Former hostage Romi Gonen spoke publicly about the trauma she endured while held in Gaza in an interview that aired on Channel 12’s investigative program Uvda, sharing details she said she had been unable to reveal until now. Gonen said she was assaulted multiple times during her captivity, describing repeated abuse by several different men.
Gonen said the first assault occurred on the fourth day after her abduction, carried out by a man who presented himself as a doctor responsible for treating injuries she sustained during the Hamas-led October 7 attack.
“I was injured, I had no power, and I was in a situation in which I couldn’t do anything,” she said.
“He took everything from me,” she said. “Afterward, I had to continue living with him in the house.”

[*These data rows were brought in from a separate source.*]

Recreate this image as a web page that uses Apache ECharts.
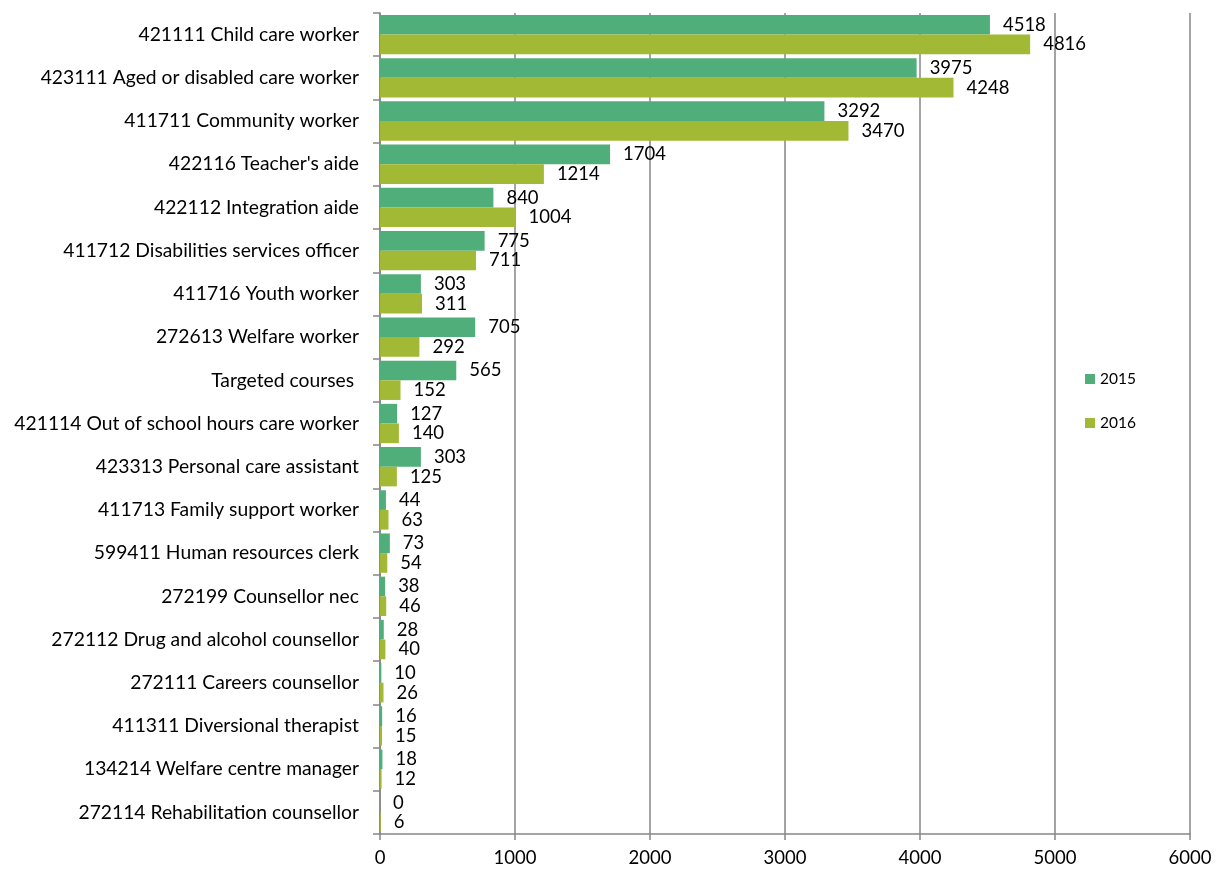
<!DOCTYPE html>
<html>
<head>
<meta charset="utf-8">
<script src="https://cdn.jsdelivr.net/npm/echarts@6/dist/echarts.min.js"></script>
<style>
  html, body { margin: 0; padding: 0; background: #ffffff; }
  #chart { width: 1226px; height: 870px; }
</style>
</head>
<body>
<div id="chart"></div>
<script>
// Occupations, listed top to bottom
const categories = [
  "421111 Child care worker",
  "423111 Aged or disabled care worker",
  "411711 Community worker",
  "422116 Teacher's aide",
  "422112 Integration aide",
  "411712 Disabilities services officer",
  "411716 Youth worker",
  "272613 Welfare worker",
  "Targeted courses ",
  "421114 Out of school hours care worker",
  "423313 Personal care assistant",
  "411713 Family support worker",
  "599411 Human resources clerk",
  "272199 Counsellor nec",
  "272112 Drug and alcohol counsellor",
  "272111 Careers counsellor",
  "411311 Diversional therapist",
  "134214 Welfare centre manager",
  "272114 Rehabilitation counsellor"
];

const values2015 = [4518, 3975, 3292, 1704, 840, 775, 303, 705, 565, 127, 303, 44, 73, 38, 28, 10, 16, 18, 0];
const values2016 = [4816, 4248, 3470, 1214, 1004, 711, 311, 292, 152, 140, 125, 63, 54, 46, 40, 26, 15, 12, 6];

const xTicks = { min: 0, max: 6000, interval: 1000 };

const FONT = "Lato";
const chart = echarts.init(document.getElementById('chart'), null, { renderer: 'canvas' });

const labelStyle = {
  show: true,
  position: 'right',
  distance: 13,
  color: '#000000',
  fontFamily: FONT,
  fontSize: 18.5
};

chart.setOption({
  animation: false,
  textStyle: { fontFamily: FONT },
  grid: { left: 380, right: 36, top: 13, bottom: 36, containLabel: false },
  legend: {
    orient: 'vertical',
    left: 1080,
    top: 366,
    itemWidth: 10,
    itemHeight: 10,
    itemGap: 28,
    icon: 'rect',
    textStyle: { fontFamily: FONT, fontSize: 15.5, color: '#000000' },
    data: ['2015', '2016']
  },
  xAxis: {
    type: 'value',
    min: xTicks.min,
    max: xTicks.max,
    interval: xTicks.interval,
    axisLine: { show: true, lineStyle: { color: '#868686', width: 1.5 } },
    axisTick: { show: true, length: 6, lineStyle: { color: '#868686', width: 1.5 } },
    splitLine: { show: true, lineStyle: { color: '#868686', width: 1.5 } },
    axisLabel: {
      color: '#000000', fontFamily: FONT, fontSize: 18.5, margin: 15,
      formatter: v => String(v)
    }
  },
  yAxis: {
    type: 'category',
    inverse: true,
    data: categories,
    axisLine: { show: true, lineStyle: { color: '#868686', width: 1.5 } },
    axisTick: { show: true, length: 7, alignWithLabel: false, lineStyle: { color: '#868686', width: 1.5 } },
    axisLabel: { color: '#000000', fontFamily: FONT, fontSize: 19.3, margin: 21 }
  },
  series: [
    {
      name: '2015',
      type: 'bar',
      data: values2015,
      barGap: '0%',
      barCategoryGap: '9%',
      itemStyle: { color: '#50AE7A' },
      label: labelStyle
    },
    {
      name: '2016',
      type: 'bar',
      data: values2016,
      barGap: '0%',
      barCategoryGap: '9%',
      itemStyle: { color: '#A2B935' },
      label: labelStyle
    }
  ]
});
</script>
</body>
</html>
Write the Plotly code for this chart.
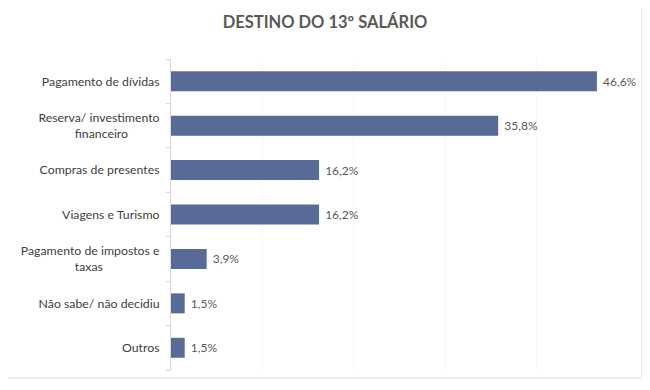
import plotly.graph_objects as go

categories = ["Pagamento de dívidas", "Reserva/ investimento<br>financeiro", "Compras de presentes",
              "Viagens e Turismo", "Pagamento de impostos e<br>taxas", "Não sabe/ não decidiu", "Outros"]
values = [46.6, 35.8, 16.2, 16.2, 3.9, 1.5, 1.5]
labels = ["46,6%", "35,8%", "16,2%", "16,2%", "3,9%", "1,5%", "1,5%"]

# the page body adds an 8px offset; compensate in the margins
OFF = 8
W, H = 650, 390
L, R, T, B = 171 - OFF, 22 + OFF, 59 - OFF, 20 + OFF
pw, ph = W - L - R, H - T - B

# trailing no-break spaces so wrapped second lines look centred (tick labels are right-aligned)
second_line_pad = {"financeiro": 10, "taxas": 18}


def centre_wrapped(label):
    parts = label.split("<br>")
    return "<br>".join([parts[0]] + [p + "\u00a0" * second_line_pad.get(p, 0) for p in parts[1:]])


ticktext = [centre_wrapped(c) for c in categories]

fig = go.Figure(go.Bar(
    y=categories, x=values, orientation="h",
    marker=dict(color="#586B96", line=dict(width=0)),
    width=0.45,
    text=labels, texttemplate=" %{text}", textposition="outside", cliponaxis=False,
    textfont=dict(family="Lato", size=12, color="#595959"),
))

fig.update_layout(
    width=W, height=H,
    margin=dict(l=L, r=R, t=T, b=B),
    paper_bgcolor="white", plot_bgcolor="white",
    title=dict(text="<b>DESTINO DO 13º SALÁRIO</b>", x=(325 - OFF) / W, xanchor="center",
               y=1 - (22 - OFF) / H, yanchor="middle",
               font=dict(family="Lato", size=16.5, color="#595959")),
    showlegend=False,
    xaxis=dict(range=[0, 50], dtick=10, showgrid=True, gridcolor="#F8F8F8", gridwidth=1,
               showticklabels=False, zeroline=False, showline=False, ticks=""),
    yaxis=dict(autorange="reversed", showline=True, linecolor="#D9D9D9", linewidth=1,
               ticks="outside", tickson="boundaries", ticklen=4, tickcolor="#D9D9D9",
               ticklabelstandoff=8,
               tickmode="array", tickvals=categories, ticktext=ticktext,
               tickfont=dict(family="Lato", size=12.3, color="#404040")),
    shapes=[dict(type="rect", xref="paper", yref="paper",
                 x0=(1 - OFF - L) / pw, x1=(642 - OFF - L) / pw,
                 y0=(H - B - (378 - OFF)) / ph, y1=(H - B - (1 - OFF)) / ph,
                 line=dict(color="#D9D9D9", width=1), fillcolor="rgba(0,0,0,0)", layer="below")],
)

fig.write_html("out.html")
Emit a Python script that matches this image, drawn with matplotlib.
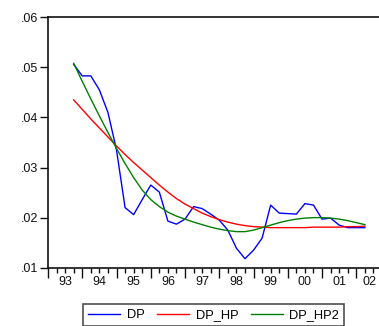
import numpy as np
import matplotlib
matplotlib.use("Agg")
import matplotlib.pyplot as plt
from matplotlib.ticker import FixedLocator, NullFormatter
from matplotlib.lines import Line2D

plt.rcParams['font.family'] = ['Liberation Sans', 'DejaVu Sans']

# Quarterly observations 1993Q4 .. 2002Q2
start_year = 1993.75
dp = [0.0506, 0.0483, 0.0483, 0.0455, 0.0410, 0.0335, 0.0220, 0.0206, 0.0236,
      0.0265, 0.0251, 0.0193, 0.0187, 0.0197, 0.0222, 0.0218, 0.0207, 0.0195,
      0.0175, 0.0139, 0.0118, 0.0135, 0.0159, 0.0225, 0.0209, 0.0208, 0.0207,
      0.0228, 0.0225, 0.0197, 0.0199, 0.0185, 0.0180, 0.0180, 0.0180]
dp_hp = [0.0435, 0.0416, 0.0397, 0.0379, 0.0361, 0.0343, 0.0326, 0.0310, 0.0295,
         0.0280, 0.0265, 0.0251, 0.0238, 0.0227, 0.0218, 0.0209, 0.0202, 0.0196,
         0.0191, 0.0187, 0.0184, 0.0182, 0.0181, 0.0180, 0.0180, 0.0180, 0.0180,
         0.0180, 0.0181, 0.0181, 0.0181, 0.0181, 0.0182, 0.0182, 0.0183]
dp_hp2 = [0.0508, 0.0472, 0.0437, 0.0403, 0.0370, 0.0338, 0.0308, 0.0280, 0.0255,
          0.0236, 0.0222, 0.0211, 0.0203, 0.0197, 0.0191, 0.0186, 0.0181, 0.0177,
          0.0174, 0.0172, 0.0172, 0.0175, 0.0180, 0.0185, 0.0190, 0.0194, 0.0197,
          0.0199, 0.0200, 0.0200, 0.0199, 0.0197, 0.0194, 0.0190, 0.0186]
year_labels = ["93", "94", "95", "96", "97", "98", "99", "00", "01", "02"]
y_ticks = [0.01, 0.02, 0.03, 0.04, 0.05, 0.06]

x = start_year + 0.25 * np.arange(len(dp))
xmin, xmax = 1993.0, 2002.75

W, H = 379, 326
fig = plt.figure(figsize=(W / 100, H / 100), dpi=100)
ax = fig.add_axes([48 / W, 58.3 / H, 334 / W, 250.4 / H])

ax.plot(x, dp, color="#0000ff", lw=1.0, label="DP")
ax.plot(x, dp_hp, color="#ff0000", lw=1.0, label="DP_HP")
ax.plot(x, dp_hp2, color="#008000", lw=1.0, label="DP_HP2")

ax.set_xlim(xmin, xmax)
ax.set_ylim(0.01, 0.06)

for side in ["left", "bottom", "top", "right"]:
    ax.spines[side].set_linewidth(1.2)
    ax.spines[side].set_color("#111111")

ax.set_yticks(y_ticks)
ax.yaxis.set_major_formatter(plt.FuncFormatter(lambda v, p: ("%.2f" % v)[1:]))
ax.tick_params(axis="y", direction="out", length=6, width=1, labelsize=9, pad=1,
               colors="#111111")

years = np.arange(1993, 2003)
quarters = [yr + q for yr in years for q in (0.25, 0.5, 0.75) if yr + q < xmax]
ax.xaxis.set_major_locator(FixedLocator(list(years)))
ax.xaxis.set_minor_locator(FixedLocator(quarters))
ax.xaxis.set_major_formatter(NullFormatter())
ax.tick_params(axis="x", which="major", direction="out", length=7, width=1,
               colors="#111111")
ax.tick_params(axis="x", which="minor", direction="out", length=3.5, width=1,
               colors="#111111")

# Year labels centred on the visible part of each year
trans = ax.get_xaxis_transform()
for yr, lab in zip(years, year_labels):
    c = (max(yr, xmin) + min(yr + 1, xmax)) / 2
    ax.text(c, -0.035, lab, transform=trans, ha="center", va="top", fontsize=9,
            color="#111111")

handles = [Line2D([], [], color=c, lw=1.0) for c in ("#0000ff", "#ff0000", "#008000")]
leg = fig.legend(handles, ["DP", "DP_HP", "DP_HP2"], ncol=3, loc="upper left",
                 bbox_to_anchor=(83 / W, 1 - 304 / H), borderaxespad=0,
                 fontsize=9.3, handlelength=2.5, handletextpad=0.5,
                 columnspacing=0.95, borderpad=0.4, fancybox=False,
                 frameon=True)
leg.get_frame().set_edgecolor("#222222")
leg.get_frame().set_linewidth(1.2)

fig.savefig("out.png", dpi=100)
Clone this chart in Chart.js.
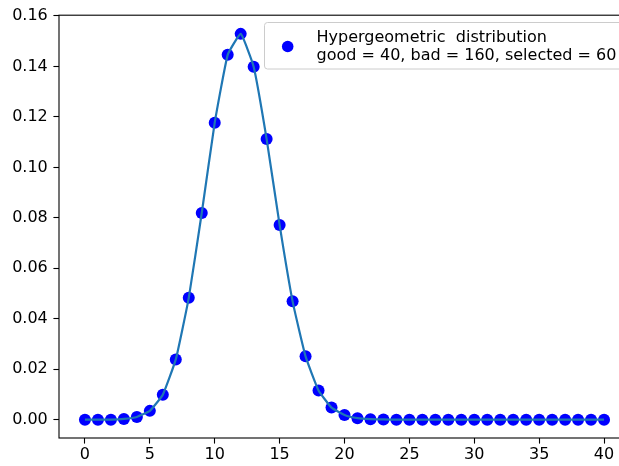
<!DOCTYPE html>
<html>
<head>
<meta charset="utf-8">
<script src="https://cdn.jsdelivr.net/npm/chart.js@4.4.1/dist/chart.umd.min.js"></script>
<style>
  html, body { margin: 0; padding: 0; background: #fff; overflow: hidden; }
  #wrap { width: 640px; height: 466px; }
</style>
</head>
<body>
<div id="wrap"><canvas id="chart" width="640" height="466"></canvas></div>
<script>
'use strict';

// number of good items drawn, 0..40
const successes = [0, 1, 2, 3, 4, 5, 6, 7, 8, 9, 10, 11, 12, 13, 14, 15, 16, 17, 18, 19, 20,
  21, 22, 23, 24, 25, 26, 27, 28, 29, 30, 31, 32, 33, 34, 35, 36, 37, 38, 39, 40];
// probabilities
const probabilities = [0, 0, 0.00001, 0.0003, 0.0011, 0.0035, 0.0099, 0.0239, 0.0483, 0.0819,
  0.1177, 0.1446, 0.1529, 0.1399, 0.1112, 0.0772, 0.0469, 0.0251, 0.0116, 0.0048,
  0.0019, 0.0006, 0.0002, 0.0001, 0, 0, 0, 0, 0, 0,
  0, 0, 0, 0, 0, 0, 0, 0, 0, 0, 0];
const xTicks = [0, 5, 10, 15, 20, 25, 30, 35, 40];
const yTicks = [0, 0.02, 0.04, 0.06, 0.08, 0.10, 0.12, 0.14, 0.16];
const legendLines = ['Hypergeometric  distribution', 'good = 40, bad = 160, selected = 60'];

const FONT = 'DejaVu Sans';
const FONT_SIZE = 16;

let points = successes.map((x, i) => ({ x: x, y: probabilities[i] }));

// draws all four spines and the legend box like matplotlib
const frameAndLegend = {
  id: 'frameAndLegend',
  afterDraw(chart) {
    const ctx = chart.ctx;
    const a = chart.chartArea;
    ctx.save();
    ctx.strokeStyle = '#000';
    ctx.lineWidth = 1.1;
    ctx.strokeRect(a.left, a.top, a.right - a.left, a.bottom - a.top);

    // legend
    let lx = 264.5, ly = 22.5, lw = 360, lh = 46.5;
    ctx.fillStyle = 'rgba(255,255,255,0.8)';
    ctx.strokeStyle = '#cccccc';
    ctx.lineWidth = 1;
    ctx.beginPath();
    ctx.roundRect(lx, ly, lw, lh, 3);
    ctx.fill();
    ctx.stroke();

    ctx.fillStyle = '#0000ff';
    ctx.beginPath();
    ctx.arc(287.7, 46.5, 5.8, 0, Math.PI * 2);
    ctx.fill();

    ctx.fillStyle = '#000';
    ctx.font = FONT_SIZE + 'px "' + FONT + '"';
    ctx.textBaseline = 'alphabetic';
    ctx.textAlign = 'left';
    ctx.fillText(legendLines[0], 316.5, 42.3);
    ctx.fillText(legendLines[1], 316.5, 60);
    ctx.restore();
  }
};

const canvasEl = document.getElementById('chart');

new Chart(canvasEl, {
  type: 'scatter',
  data: {
    datasets: [{
      label: 'line',
      data: points,
      showLine: true,
      borderColor: '#1f77b4',
      borderWidth: 2.2,
      pointRadius: 0,
      tension: 0.12,
      order: 1
    }, {
      label: legendLines[0],
      data: points,
      showLine: false,
      backgroundColor: '#0000ff',
      borderColor: '#0000ff',
      pointRadius: 6,
      borderWidth: 0,
      order: 2
    }]
  },
  options: {
    responsive: false,
    animation: false,
    devicePixelRatio: 1,
    layout: { padding: { top: 15, right: 10, left: 0, bottom: 0 } },
    plugins: {
      legend: { display: false },
      tooltip: { enabled: false }
    },
    scales: {
      x: {
        type: 'linear',
        min: -2,
        max: 42,
        afterBuildTicks: scale => { scale.ticks = xTicks.map(v => ({ value: v })); },
        afterFit: scale => { scale.height = 28; },
        border: { display: false },
        grid: { drawOnChartArea: false, drawTicks: true, tickLength: 5.6, tickColor: '#000', tickWidth: 1.1 },
        ticks: {
          color: '#000',
          padding: 2,
          maxRotation: 0,
          font: { family: FONT, size: FONT_SIZE },
          callback: v => String(v)
        }
      },
      y: {
        type: 'linear',
        min: -0.00725,
        max: 0.1603,
        afterBuildTicks: scale => { scale.ticks = yTicks.map(v => ({ value: v })); },
        afterFit: scale => { scale.width = 59; },
        border: { display: false },
        grid: { drawOnChartArea: false, drawTicks: true, tickLength: 5.6, tickColor: '#000', tickWidth: 1.1 },
        ticks: {
          color: '#000',
          padding: 5.6,
          font: { family: FONT, size: FONT_SIZE },
          callback: v => Number(v).toFixed(2)
        }
      }
    }
  },
  plugins: [frameAndLegend]
});
</script>
</body>
</html>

She said another attacker was a cameraman who filmed her for propaganda footage. Later, after being transferred to a different location, she was left alone with a man named Muhammad, who began touching her. Gonen said she told him to stop and moved to another room, but the following day he told her he would remain with her constantly. “And that’s how my ordeal in that house began,” she said.
According to Gonen, Muhammad and another man, Ibrahim, assaulted her repeatedly over a period of days.
“I’m sitting on the bed. Ibrahim comes and sits next to me, and harasses me. Everything happens in the room, in complete silence. I start crying insanely. Everything is quiet, and he says, ‘Be careful, if you don’t calm down, I’ll get angry.’ And that’s how the days pass: I go to the bathroom and Muhammad is with me, and he watches me… Ibrahim keeps bothering me endlessly. …It went on for 16 days… Those were by far the worst 16 days of my captivity.”
Gonen said that the most severe single assault occurred later, in another house, when a different captor followed her into the bathroom and attacked her for about half an hour.
“I remember this one moment when I looked — there was a kind of window there, a small square like a picture frame — and I looked through the window and said to myself: ‘Wow. Blue skies, birds chirping, and this is the situation I’m in right now.’ The dissonance between life outside, the beautiful, normal, clean life, and the filth and brutality and utter disgust that’s happening here inside the bathroom — It’s a moment I will never forget in my life,” she said.
She said she cried throughout the assault.
After the attack, she said she felt completely disoriented. “All that went through my head was: ‘Romi, everyone in Israel thinks you’re dead, and you’re going to be a … slave in captivity.’”
She said the man later threatened her with a weapon. “Presses a gun to my head and tells me, ‘If you tell anyone about this, I’ll kill you.’”
In the interview, Gonen also described the moments surrounding her abduction and the fear-filled phone calls she had with her mother as the attack unfolded. She said that now that all living hostages had returned, she finally felt able to disclose the full scope of what she experienced.
Gonen arrived at the music party near Re’im with her close friend Gaya Khalifa. As the massacre began, the two sent messages and shared their locations while family members desperately tried to help them escape. A friend of Khalifa’s, Ben Shimoni, eventually reached them by car. Gonen said she was the 13th person he managed to rescue that day. During their attempted escape, her mother, Merav, remained on the phone with her, determined that her daughter would not feel alone even as terrorists closed in on the vehicle. Merav said her sole aim was to ensure that Romi did not feel abandoned, even if her voice ended up being the last thing her daughter heard.
After the vehicle was ambushed, Gonen was taken to Shifa Hospital in Gaza City. Badly wounded and terrified, she said she believed she might wake up without an arm. Following surgery under heavy sedation, she was moved to an apartment, where she was held alone by several men.